For as long as I can remember my birthday has always caused me a lot of stress and anguish. I can remember being a little boy and my birthday was the day after my grandmother's. We were very close and very much alike, very quiet, humble, and reserved. I wouldn't be surprised if she didn't like all the birthday attention either. I remember my family would throw these huge parties with a bunch of kids, some I barely knew, and I was the center of attention. It was alright being that I was a kid and enjoyed any time I got to play with other kids but deep down I didn't like everyone to be focused on me. The adults would make all the kids dance just for their own amusement and being the birthday boy I would have to dance even if I didn't want too. Sometimes they would have a Halloween theme for my birthday because the two days are so close and all the kids would wear costumes and I always felt like I had the worst one.

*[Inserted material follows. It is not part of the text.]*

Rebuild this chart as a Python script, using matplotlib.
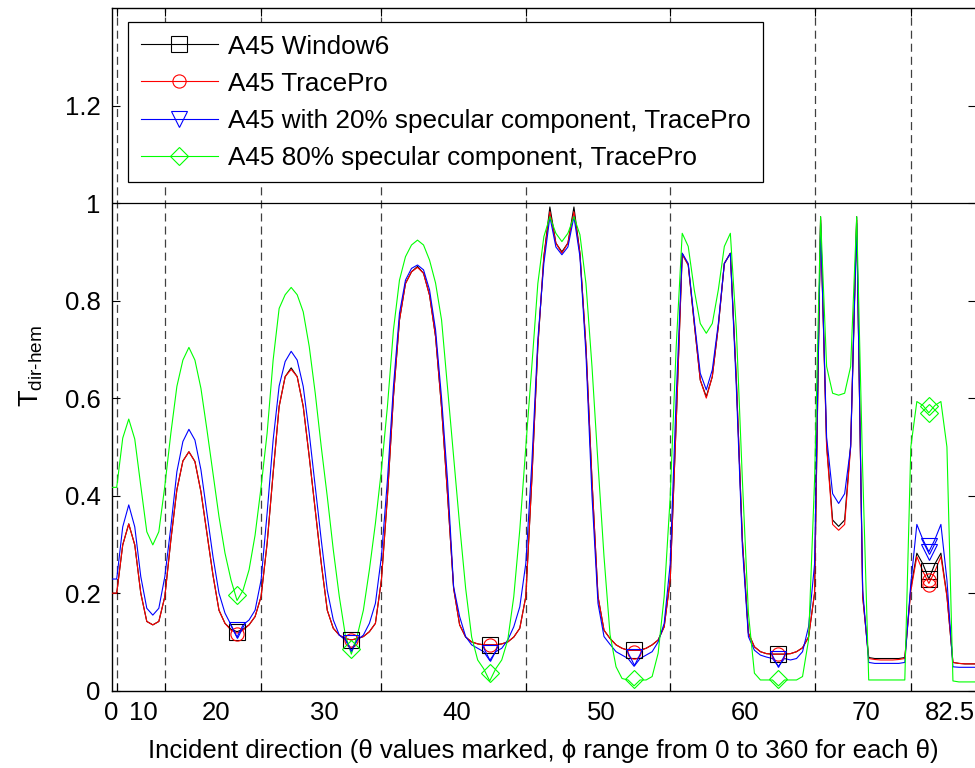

​I remember one year my mom planned a sleepover and I was Popeye the sailor man. I hated that costume but that's the one my mother chose and back in 1987 Popeye was not all that cool. I was 8 years old. I particularly remember that birthday because there were about 15 boys and we watched the all the movies I had no interest in and played all the games I didn't care for. As a child at that time I was probably dealing with a lot of anxiety.

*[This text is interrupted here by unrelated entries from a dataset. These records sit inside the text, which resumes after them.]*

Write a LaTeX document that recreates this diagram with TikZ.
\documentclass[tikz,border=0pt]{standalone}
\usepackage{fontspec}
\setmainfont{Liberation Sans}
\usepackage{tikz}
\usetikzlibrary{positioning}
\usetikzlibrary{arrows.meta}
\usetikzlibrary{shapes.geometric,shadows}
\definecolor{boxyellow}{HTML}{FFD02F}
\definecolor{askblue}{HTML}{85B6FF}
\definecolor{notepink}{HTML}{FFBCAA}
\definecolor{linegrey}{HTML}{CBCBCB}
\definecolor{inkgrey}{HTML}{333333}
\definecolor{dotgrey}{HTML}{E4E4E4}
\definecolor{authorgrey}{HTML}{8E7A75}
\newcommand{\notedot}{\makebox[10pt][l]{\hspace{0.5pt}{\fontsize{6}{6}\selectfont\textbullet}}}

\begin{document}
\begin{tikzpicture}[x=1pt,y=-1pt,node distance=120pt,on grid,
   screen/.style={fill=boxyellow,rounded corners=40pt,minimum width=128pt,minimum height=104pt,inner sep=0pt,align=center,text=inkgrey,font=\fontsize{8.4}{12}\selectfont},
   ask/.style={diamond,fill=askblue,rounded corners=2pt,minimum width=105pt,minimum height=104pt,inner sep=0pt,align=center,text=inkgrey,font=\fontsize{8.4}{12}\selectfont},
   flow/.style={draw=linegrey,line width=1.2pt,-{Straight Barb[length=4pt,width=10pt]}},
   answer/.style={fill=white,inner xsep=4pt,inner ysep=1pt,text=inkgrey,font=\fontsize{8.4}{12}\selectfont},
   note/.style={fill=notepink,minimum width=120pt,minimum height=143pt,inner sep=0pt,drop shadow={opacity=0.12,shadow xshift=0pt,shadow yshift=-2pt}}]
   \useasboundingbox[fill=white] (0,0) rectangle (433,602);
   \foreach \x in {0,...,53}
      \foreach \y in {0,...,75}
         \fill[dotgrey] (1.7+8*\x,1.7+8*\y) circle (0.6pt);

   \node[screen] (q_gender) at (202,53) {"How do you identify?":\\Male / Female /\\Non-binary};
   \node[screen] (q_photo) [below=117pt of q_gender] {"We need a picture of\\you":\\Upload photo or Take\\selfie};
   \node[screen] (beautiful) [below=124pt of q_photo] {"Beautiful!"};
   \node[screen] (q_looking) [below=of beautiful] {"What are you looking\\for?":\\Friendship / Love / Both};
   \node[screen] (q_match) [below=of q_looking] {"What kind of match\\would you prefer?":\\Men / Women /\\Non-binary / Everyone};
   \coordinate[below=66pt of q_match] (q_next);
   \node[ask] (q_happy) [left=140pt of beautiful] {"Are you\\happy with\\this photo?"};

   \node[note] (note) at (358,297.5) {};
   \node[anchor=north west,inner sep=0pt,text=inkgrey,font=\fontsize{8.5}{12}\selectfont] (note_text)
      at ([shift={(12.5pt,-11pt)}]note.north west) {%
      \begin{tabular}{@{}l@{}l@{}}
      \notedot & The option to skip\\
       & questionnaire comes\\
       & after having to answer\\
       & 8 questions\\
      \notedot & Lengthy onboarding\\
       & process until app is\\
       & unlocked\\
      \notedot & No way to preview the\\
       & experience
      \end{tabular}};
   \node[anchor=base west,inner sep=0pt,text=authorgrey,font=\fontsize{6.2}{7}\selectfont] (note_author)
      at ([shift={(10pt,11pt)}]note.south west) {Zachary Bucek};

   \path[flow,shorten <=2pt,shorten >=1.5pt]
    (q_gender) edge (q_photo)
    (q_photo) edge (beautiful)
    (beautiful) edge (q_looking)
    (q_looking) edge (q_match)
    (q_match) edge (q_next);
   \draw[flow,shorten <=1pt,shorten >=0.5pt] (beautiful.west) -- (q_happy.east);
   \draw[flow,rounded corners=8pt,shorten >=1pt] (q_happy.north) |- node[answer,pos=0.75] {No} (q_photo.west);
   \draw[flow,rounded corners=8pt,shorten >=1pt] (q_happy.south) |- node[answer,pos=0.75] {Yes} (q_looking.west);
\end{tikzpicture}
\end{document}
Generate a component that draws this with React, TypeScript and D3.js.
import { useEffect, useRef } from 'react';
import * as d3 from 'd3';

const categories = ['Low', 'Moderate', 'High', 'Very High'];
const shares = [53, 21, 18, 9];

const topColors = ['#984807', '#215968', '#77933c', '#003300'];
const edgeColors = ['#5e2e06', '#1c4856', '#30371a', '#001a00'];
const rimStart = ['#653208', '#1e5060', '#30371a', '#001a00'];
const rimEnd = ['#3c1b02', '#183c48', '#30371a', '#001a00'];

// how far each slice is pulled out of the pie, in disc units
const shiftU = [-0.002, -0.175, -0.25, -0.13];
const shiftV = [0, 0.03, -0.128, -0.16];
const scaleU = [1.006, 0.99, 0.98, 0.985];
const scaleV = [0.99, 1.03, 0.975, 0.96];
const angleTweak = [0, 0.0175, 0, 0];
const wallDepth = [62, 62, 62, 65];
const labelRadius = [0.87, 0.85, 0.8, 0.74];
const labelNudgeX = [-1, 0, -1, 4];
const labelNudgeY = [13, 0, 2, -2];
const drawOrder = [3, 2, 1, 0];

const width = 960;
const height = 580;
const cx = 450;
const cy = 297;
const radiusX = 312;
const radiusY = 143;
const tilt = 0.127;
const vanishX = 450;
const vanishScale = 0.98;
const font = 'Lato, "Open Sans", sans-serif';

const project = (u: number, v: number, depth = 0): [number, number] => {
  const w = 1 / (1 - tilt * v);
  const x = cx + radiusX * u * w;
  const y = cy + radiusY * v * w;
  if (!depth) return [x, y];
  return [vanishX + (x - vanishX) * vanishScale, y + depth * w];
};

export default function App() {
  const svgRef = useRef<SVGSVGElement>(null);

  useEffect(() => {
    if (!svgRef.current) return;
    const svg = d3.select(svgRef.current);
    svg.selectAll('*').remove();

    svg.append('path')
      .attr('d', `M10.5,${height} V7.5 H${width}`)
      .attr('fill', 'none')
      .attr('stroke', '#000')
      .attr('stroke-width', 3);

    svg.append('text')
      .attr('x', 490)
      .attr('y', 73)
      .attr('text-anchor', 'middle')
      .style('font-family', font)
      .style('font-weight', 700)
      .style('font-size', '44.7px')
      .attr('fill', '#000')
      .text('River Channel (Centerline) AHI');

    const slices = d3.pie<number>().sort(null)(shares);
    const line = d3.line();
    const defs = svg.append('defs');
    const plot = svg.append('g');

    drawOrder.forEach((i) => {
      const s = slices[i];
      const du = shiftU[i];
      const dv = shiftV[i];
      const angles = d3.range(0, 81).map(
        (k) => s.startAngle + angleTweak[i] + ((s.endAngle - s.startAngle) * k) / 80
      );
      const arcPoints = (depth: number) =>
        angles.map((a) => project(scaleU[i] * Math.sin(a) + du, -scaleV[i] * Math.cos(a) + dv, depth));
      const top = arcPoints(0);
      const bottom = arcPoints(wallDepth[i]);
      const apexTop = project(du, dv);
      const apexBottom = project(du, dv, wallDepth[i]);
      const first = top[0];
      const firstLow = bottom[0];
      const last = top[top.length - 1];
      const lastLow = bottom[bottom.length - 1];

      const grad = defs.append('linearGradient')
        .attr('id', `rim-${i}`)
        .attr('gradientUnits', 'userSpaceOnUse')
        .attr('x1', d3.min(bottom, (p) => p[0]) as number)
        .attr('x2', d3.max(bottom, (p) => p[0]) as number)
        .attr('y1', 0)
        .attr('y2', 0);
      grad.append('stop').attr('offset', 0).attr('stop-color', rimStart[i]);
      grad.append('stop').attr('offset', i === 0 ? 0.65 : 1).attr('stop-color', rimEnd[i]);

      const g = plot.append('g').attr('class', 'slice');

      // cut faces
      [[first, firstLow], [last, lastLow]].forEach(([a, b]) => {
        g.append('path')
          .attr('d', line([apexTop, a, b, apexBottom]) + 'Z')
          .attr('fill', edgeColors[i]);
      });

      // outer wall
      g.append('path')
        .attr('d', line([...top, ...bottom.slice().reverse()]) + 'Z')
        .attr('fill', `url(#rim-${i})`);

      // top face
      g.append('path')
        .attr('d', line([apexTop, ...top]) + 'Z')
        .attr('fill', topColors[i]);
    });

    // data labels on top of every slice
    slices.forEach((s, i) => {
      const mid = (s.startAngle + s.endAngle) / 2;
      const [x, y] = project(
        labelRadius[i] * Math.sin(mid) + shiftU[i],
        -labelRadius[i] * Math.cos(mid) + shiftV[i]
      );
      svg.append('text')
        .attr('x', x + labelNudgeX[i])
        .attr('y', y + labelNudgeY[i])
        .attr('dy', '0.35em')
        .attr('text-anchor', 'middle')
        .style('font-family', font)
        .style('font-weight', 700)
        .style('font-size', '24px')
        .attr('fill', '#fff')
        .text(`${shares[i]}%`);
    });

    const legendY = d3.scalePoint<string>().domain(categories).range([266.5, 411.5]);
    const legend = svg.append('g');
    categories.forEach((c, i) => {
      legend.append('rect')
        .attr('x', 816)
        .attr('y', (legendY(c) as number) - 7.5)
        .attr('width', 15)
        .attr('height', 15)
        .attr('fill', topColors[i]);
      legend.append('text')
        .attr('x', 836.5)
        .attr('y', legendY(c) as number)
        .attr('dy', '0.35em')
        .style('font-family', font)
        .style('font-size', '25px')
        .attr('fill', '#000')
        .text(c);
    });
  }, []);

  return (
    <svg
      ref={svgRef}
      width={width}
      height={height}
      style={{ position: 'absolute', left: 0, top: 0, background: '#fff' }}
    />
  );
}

I remember the next day the majority of the boys wanted to play tackle football and I didn't want too. Not that I didn't ever play football with my friends but we always played touch football and I was afraid I couldn't play as good as the rest of them or that I would get hurt. So myself and a couple of the other boys who were not really into sports decided to go on an adventure. I was the leader. There was a trail behind my moms house and we went through the woods to discover a lost mountain. They didn't believe that there was a mountain there but I was ready to prove it to them all. On the other side of the trail there was what might have been a landfill, I'm not sure, but it was a pile of something. A pile so big that it resembled a mountain. The kids were in awe when we came upon it and we had fun trekking through the woods on a real adventure. That all came to an end when the rest of the boys came looking for us to tell us that we were in trouble. My mom didn't know where we were and at that point it wasn't fun anymore. Back then I knew that in trouble meant getting spanked but to me it felt more like getting beat. And that's exactly what happened. My mom beat me with a belt in front of all my friends and family. She then proceeded to spank the other kids that were with me..not as hard as she did me...but the fact that she spanked my friends embarrassed me.

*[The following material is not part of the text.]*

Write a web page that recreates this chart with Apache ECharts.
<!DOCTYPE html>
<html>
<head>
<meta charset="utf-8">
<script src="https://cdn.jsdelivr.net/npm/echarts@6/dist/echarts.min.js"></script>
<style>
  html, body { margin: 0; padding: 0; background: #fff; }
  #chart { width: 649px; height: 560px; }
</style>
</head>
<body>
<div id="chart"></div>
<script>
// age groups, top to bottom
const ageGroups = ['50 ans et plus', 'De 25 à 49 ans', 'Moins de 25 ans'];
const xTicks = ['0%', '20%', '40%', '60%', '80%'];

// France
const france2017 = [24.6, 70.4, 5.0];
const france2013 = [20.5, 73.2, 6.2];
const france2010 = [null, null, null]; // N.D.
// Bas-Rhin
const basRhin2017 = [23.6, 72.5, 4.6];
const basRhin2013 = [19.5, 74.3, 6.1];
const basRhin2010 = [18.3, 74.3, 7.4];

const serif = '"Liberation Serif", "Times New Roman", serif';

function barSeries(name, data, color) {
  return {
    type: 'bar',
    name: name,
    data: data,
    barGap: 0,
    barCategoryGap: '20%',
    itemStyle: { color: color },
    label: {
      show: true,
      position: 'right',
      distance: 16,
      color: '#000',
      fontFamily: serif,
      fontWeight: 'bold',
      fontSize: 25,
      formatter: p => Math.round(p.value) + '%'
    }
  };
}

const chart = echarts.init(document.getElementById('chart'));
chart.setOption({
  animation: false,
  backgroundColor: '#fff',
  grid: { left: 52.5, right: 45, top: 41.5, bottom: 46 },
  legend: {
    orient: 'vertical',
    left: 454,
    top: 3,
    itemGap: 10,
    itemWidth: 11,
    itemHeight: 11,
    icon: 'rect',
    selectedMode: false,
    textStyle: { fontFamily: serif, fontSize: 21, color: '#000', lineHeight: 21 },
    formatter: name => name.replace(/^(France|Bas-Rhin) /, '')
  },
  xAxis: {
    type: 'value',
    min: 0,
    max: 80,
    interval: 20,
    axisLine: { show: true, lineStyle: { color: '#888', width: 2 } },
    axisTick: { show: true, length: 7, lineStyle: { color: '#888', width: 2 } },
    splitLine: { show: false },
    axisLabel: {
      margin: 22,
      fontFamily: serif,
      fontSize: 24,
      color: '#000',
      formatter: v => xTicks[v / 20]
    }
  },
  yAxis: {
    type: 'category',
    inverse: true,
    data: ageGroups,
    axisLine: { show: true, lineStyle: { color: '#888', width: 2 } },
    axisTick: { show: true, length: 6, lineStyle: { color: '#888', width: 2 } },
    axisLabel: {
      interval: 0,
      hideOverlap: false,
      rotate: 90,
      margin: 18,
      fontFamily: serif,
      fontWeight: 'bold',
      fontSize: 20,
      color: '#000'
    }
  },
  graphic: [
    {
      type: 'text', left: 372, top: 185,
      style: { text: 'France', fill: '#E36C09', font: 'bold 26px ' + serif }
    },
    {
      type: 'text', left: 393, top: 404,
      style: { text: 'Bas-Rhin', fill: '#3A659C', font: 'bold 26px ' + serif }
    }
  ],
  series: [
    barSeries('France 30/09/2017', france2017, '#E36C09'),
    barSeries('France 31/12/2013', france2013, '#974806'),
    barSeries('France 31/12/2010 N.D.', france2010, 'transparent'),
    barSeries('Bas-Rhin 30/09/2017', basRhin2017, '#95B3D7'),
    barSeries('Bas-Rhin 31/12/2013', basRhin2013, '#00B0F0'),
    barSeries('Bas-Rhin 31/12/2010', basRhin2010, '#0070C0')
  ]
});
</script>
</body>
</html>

​The next few years I remember the same types of parties with family and friends followed by a party they would have for my grandmother. My grandmother's death, when I was 15, took a huge part of my happiness. It really became difficult to even think about my birthday. My teenage years were very depressing for me. I wasn't popular and didn't have many friends. I didn't go to parties. I was very self conscious and had low self esteem. So when my birthday would come I would dread the day. All the phone calls wishing me happy birthday when I wasn't happy. Everyone using my birthday as an excuse to party and couldn't understand that I would rather not be bothered. It continues to this day. I regret the day I joined facebook for this reason alone. I really don't mind all the well wishes and acknowledgments on my birthday but I could do without all the small talk and phony conversations with people who generally wouldn't pay me too much attention. Then someone would ask that awful question. What are you going to do for your birthday? Most of the time I just want to say nothing but I know that would make people think something is wrong with me. I think people expect that you should want to celebrate that day because most of them look forward to it themselves and plan months in advanced for their own birthdays. Most people can't fathom the idea of someone being depressed on their birthday.

I've come to realize that it's hard to celebrate a day that you've never appreciated. When you go through life wishing you were never born or wishing you were dead it's hard to celebrate life. Even when I'm at a point in life where I am becoming more positive in my thoughts it's still hard for me to value myself.

Being 33 years old now I'm trying to gain a new perspective. There are so many things I want to achieve by 40 and I am becoming more focused and determined about achieving things and being successful. With that in mind...I still have issues with self esteem. Hopefully at 40 years old I will feel like I have something to celebrate and would want others to share in that with with me. Right now, I'm still a work in progress and all the attention around my birthday is too much too soon. I really do appreciate people being thoughtful, I just know that it is going to take some time for me to open up in regards to appreciating myself. I don't like being forced to focus on myself year after year when all I can see is my flaws. Hopefully this idea I have about myself will change and with all the other things I've had to overcome I believe that someday in the future I will finally be able to welcome my birthday with open arms. But right now I just hate it...lol.